**Records to use**
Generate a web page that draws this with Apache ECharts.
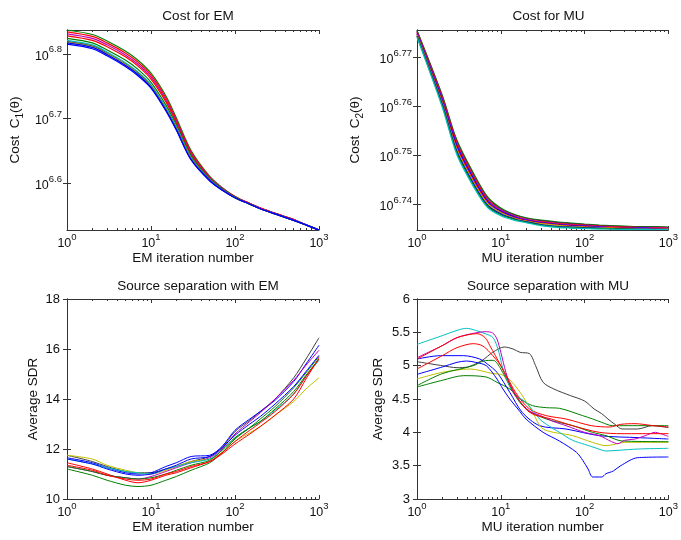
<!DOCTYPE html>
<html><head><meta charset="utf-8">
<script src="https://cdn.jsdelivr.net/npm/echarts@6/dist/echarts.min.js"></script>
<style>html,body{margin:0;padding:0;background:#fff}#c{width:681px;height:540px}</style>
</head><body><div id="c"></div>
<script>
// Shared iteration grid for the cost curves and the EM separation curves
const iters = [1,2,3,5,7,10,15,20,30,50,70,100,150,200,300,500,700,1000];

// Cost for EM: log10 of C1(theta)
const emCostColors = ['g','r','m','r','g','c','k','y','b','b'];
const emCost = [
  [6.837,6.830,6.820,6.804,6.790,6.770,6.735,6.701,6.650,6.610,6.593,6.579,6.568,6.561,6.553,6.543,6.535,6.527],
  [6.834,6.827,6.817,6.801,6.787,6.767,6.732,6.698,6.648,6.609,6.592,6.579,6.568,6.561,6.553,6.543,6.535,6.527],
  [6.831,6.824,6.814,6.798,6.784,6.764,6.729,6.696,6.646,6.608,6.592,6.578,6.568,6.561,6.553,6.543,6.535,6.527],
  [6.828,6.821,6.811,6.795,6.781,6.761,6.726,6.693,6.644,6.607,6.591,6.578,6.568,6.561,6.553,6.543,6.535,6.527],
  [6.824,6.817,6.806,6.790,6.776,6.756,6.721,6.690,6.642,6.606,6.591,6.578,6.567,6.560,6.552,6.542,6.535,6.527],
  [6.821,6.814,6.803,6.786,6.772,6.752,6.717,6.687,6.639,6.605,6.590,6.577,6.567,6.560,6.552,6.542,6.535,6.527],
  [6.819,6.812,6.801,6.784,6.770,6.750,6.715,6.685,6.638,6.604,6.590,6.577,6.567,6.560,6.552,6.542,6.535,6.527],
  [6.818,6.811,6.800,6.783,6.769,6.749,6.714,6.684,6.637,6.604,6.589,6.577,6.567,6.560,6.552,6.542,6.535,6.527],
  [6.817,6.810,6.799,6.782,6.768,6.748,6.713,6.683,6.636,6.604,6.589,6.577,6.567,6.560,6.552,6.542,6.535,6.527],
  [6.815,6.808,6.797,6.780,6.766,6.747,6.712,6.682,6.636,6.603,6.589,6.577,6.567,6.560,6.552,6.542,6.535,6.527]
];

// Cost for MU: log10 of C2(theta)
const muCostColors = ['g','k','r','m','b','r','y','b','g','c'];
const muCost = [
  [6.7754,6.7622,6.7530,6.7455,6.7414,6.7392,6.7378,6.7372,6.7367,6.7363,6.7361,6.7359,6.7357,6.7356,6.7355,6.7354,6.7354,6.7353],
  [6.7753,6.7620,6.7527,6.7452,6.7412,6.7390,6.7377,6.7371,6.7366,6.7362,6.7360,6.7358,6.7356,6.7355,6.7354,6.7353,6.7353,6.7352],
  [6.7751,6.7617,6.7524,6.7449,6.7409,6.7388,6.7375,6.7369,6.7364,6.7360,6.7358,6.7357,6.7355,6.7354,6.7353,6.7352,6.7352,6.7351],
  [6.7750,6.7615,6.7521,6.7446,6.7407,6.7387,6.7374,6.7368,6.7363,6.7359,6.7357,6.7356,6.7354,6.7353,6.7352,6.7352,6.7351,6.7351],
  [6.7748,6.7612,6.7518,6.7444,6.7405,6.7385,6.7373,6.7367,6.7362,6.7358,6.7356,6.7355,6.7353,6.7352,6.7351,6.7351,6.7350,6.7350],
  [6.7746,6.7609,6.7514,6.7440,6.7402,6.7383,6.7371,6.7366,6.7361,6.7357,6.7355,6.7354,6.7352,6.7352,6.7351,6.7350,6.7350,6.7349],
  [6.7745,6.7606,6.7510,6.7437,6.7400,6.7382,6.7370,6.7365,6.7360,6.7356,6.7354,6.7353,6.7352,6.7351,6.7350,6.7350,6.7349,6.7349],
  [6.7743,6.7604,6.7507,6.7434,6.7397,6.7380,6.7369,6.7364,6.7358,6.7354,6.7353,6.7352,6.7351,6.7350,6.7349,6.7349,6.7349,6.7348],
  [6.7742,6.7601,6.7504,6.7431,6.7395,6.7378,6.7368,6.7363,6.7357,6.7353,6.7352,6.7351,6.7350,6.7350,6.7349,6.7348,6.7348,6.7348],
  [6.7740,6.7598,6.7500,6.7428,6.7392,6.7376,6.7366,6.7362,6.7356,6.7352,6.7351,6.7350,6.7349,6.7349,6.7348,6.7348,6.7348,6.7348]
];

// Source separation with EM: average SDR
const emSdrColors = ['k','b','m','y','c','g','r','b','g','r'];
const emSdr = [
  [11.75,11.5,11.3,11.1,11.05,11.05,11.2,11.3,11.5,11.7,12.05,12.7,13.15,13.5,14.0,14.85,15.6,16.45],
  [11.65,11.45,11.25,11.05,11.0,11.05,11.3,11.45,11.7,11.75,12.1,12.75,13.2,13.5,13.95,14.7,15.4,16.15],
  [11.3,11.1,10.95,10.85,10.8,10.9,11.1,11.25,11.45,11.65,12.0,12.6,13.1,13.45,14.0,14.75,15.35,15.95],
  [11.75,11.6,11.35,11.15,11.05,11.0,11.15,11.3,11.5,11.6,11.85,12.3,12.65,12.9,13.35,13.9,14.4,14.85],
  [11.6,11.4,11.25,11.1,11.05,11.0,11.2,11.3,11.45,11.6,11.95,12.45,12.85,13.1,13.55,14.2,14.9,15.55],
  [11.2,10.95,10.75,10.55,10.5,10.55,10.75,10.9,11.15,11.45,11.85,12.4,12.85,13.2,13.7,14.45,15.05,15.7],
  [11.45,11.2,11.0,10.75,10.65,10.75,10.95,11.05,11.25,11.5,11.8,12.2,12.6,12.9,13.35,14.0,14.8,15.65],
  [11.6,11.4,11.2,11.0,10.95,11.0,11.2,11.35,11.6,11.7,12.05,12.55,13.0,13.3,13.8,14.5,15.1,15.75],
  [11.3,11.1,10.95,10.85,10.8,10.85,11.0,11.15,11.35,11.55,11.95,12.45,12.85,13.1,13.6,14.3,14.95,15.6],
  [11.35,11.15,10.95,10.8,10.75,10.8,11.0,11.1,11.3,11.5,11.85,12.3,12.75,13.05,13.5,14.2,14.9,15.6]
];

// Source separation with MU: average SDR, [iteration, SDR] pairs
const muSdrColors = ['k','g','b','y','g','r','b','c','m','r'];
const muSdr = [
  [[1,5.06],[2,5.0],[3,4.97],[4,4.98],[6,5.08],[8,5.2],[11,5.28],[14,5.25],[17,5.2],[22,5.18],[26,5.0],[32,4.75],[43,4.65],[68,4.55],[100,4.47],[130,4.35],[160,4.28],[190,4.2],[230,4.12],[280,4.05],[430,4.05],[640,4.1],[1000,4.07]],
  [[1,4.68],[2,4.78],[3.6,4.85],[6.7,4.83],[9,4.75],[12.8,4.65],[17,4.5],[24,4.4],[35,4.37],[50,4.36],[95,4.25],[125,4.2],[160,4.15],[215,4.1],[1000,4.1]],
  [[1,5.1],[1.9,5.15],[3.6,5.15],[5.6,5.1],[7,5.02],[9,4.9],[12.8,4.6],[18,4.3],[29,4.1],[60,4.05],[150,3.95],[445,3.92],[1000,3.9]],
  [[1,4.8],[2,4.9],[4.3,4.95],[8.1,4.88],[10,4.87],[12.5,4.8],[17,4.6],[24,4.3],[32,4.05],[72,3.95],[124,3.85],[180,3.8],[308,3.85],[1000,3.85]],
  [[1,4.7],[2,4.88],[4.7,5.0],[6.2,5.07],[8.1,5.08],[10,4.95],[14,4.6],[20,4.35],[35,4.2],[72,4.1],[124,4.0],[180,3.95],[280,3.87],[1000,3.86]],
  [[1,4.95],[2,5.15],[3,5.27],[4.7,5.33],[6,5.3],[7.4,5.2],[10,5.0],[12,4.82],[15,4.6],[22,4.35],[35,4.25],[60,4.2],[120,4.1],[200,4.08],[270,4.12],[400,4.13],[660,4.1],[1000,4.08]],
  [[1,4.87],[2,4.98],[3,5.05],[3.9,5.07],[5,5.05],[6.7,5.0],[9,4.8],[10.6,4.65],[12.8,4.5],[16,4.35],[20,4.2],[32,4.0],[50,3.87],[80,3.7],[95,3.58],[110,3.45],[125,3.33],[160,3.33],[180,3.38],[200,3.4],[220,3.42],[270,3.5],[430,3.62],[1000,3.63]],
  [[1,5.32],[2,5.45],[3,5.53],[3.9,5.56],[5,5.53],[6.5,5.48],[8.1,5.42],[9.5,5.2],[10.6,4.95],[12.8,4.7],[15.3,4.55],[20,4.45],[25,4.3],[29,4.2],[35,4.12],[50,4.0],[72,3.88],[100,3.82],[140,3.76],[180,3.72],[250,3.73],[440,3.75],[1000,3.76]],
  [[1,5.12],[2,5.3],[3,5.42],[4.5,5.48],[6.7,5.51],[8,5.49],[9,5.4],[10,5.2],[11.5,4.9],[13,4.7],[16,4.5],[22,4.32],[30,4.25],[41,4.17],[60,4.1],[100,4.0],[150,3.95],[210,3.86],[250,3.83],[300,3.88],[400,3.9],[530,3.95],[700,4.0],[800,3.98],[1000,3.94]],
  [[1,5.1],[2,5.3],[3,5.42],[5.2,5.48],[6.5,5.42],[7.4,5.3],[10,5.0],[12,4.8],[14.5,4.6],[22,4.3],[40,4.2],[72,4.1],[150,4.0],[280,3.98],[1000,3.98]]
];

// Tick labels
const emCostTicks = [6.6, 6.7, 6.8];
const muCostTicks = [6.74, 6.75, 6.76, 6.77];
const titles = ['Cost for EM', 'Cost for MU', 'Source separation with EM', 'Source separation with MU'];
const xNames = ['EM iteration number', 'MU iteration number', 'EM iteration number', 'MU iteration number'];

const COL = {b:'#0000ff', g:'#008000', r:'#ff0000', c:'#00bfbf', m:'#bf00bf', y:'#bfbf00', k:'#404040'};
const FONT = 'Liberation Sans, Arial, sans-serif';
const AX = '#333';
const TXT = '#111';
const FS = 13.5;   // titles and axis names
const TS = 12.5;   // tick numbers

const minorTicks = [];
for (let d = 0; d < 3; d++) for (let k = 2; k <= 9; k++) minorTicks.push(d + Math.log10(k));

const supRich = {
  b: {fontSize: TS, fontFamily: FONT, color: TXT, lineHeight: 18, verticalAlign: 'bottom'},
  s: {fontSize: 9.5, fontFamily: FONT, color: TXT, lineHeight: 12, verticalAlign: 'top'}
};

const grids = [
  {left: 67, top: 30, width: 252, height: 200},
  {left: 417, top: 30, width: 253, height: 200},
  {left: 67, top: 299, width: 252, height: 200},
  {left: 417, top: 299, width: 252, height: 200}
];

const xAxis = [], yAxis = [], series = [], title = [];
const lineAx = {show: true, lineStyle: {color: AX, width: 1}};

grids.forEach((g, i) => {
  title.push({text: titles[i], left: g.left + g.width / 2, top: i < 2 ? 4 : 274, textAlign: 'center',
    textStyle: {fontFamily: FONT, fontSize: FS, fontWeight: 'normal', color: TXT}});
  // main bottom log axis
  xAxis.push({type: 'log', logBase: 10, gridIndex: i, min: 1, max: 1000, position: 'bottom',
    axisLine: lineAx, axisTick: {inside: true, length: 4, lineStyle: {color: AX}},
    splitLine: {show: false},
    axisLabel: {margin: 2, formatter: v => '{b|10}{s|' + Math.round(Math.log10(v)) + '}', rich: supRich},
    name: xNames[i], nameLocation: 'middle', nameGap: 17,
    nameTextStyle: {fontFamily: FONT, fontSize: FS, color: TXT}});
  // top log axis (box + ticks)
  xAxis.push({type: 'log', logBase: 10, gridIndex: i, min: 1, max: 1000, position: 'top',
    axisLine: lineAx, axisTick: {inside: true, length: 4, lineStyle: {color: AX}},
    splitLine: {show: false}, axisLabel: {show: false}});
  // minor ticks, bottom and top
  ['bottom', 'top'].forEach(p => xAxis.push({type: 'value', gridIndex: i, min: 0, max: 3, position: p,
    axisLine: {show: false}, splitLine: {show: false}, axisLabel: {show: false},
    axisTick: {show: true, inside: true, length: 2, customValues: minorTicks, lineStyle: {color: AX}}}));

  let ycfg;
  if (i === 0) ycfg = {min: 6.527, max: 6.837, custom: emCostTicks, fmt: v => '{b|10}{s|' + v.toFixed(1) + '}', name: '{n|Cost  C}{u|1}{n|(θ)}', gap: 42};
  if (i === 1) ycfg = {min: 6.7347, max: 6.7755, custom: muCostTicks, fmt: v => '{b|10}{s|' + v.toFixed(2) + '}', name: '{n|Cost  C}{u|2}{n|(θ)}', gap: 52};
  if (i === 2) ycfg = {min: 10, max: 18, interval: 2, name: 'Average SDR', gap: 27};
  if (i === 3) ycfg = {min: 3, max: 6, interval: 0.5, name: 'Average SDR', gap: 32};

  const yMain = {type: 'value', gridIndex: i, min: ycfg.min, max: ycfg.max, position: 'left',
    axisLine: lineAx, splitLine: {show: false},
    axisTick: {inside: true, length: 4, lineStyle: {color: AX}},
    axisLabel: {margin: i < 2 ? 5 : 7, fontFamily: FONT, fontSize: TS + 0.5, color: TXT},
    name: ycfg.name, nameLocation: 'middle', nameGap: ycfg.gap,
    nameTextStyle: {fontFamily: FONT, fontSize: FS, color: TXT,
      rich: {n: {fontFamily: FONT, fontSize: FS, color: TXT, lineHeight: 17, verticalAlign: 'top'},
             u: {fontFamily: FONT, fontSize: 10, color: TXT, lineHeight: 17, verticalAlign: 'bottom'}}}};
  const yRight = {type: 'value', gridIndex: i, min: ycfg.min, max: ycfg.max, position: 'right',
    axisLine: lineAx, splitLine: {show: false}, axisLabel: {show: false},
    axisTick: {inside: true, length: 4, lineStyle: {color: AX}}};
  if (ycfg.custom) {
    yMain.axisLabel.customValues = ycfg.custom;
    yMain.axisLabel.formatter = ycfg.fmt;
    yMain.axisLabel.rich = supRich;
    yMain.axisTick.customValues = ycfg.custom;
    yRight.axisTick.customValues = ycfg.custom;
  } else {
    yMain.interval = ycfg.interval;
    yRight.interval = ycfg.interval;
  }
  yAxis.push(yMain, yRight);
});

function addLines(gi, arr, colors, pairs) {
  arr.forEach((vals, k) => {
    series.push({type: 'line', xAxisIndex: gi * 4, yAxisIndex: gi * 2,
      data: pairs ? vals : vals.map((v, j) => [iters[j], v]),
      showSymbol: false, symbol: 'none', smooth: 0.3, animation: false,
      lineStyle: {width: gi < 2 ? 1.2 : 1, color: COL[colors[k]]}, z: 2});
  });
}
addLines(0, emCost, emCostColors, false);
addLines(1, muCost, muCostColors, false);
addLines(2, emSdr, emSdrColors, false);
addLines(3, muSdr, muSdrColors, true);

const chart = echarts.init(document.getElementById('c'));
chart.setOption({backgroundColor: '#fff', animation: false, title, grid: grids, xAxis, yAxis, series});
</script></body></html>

---

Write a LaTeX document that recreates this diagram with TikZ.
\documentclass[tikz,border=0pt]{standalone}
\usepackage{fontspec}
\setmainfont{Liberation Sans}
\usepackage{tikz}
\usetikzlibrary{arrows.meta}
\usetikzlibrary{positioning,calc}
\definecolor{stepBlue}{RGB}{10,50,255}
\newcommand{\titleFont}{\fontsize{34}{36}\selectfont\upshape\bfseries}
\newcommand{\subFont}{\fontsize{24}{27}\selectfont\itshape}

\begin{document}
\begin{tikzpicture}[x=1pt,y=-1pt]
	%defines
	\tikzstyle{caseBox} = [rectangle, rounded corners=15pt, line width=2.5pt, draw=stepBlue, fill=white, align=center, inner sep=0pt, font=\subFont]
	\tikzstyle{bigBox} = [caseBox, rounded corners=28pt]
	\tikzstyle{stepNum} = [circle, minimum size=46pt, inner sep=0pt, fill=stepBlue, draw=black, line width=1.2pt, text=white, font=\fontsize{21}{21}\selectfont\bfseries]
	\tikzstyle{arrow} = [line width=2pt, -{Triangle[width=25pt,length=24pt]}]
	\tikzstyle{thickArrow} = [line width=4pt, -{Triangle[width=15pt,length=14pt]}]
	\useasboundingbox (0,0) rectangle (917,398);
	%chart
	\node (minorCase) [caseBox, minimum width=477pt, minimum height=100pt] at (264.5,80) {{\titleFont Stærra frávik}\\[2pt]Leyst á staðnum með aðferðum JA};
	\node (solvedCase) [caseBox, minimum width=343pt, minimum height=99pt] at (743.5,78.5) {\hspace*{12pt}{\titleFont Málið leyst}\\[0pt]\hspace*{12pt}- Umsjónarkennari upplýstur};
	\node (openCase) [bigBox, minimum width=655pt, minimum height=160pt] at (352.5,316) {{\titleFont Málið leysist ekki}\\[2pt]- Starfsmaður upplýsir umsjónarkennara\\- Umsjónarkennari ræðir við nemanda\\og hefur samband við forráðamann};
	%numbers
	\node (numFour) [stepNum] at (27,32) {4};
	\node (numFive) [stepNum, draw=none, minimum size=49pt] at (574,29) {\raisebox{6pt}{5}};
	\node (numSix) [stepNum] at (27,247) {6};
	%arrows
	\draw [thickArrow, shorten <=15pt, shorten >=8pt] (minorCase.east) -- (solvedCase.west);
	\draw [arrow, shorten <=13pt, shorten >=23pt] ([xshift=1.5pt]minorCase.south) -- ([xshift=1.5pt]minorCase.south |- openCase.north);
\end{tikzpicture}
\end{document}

**What is being asked**
Using the records above, select and copy every line that has the word "with".

**Task output**
Generate a web page that draws this with Apache ECharts.
// Source separation with EM: average SDR
// Source separation with MU: average SDR, [iteration, SDR] pairs
const titles = ['Cost for EM', 'Cost for MU', 'Source separation with EM', 'Source separation with MU'];
Write a LaTeX document that recreates this diagram with TikZ.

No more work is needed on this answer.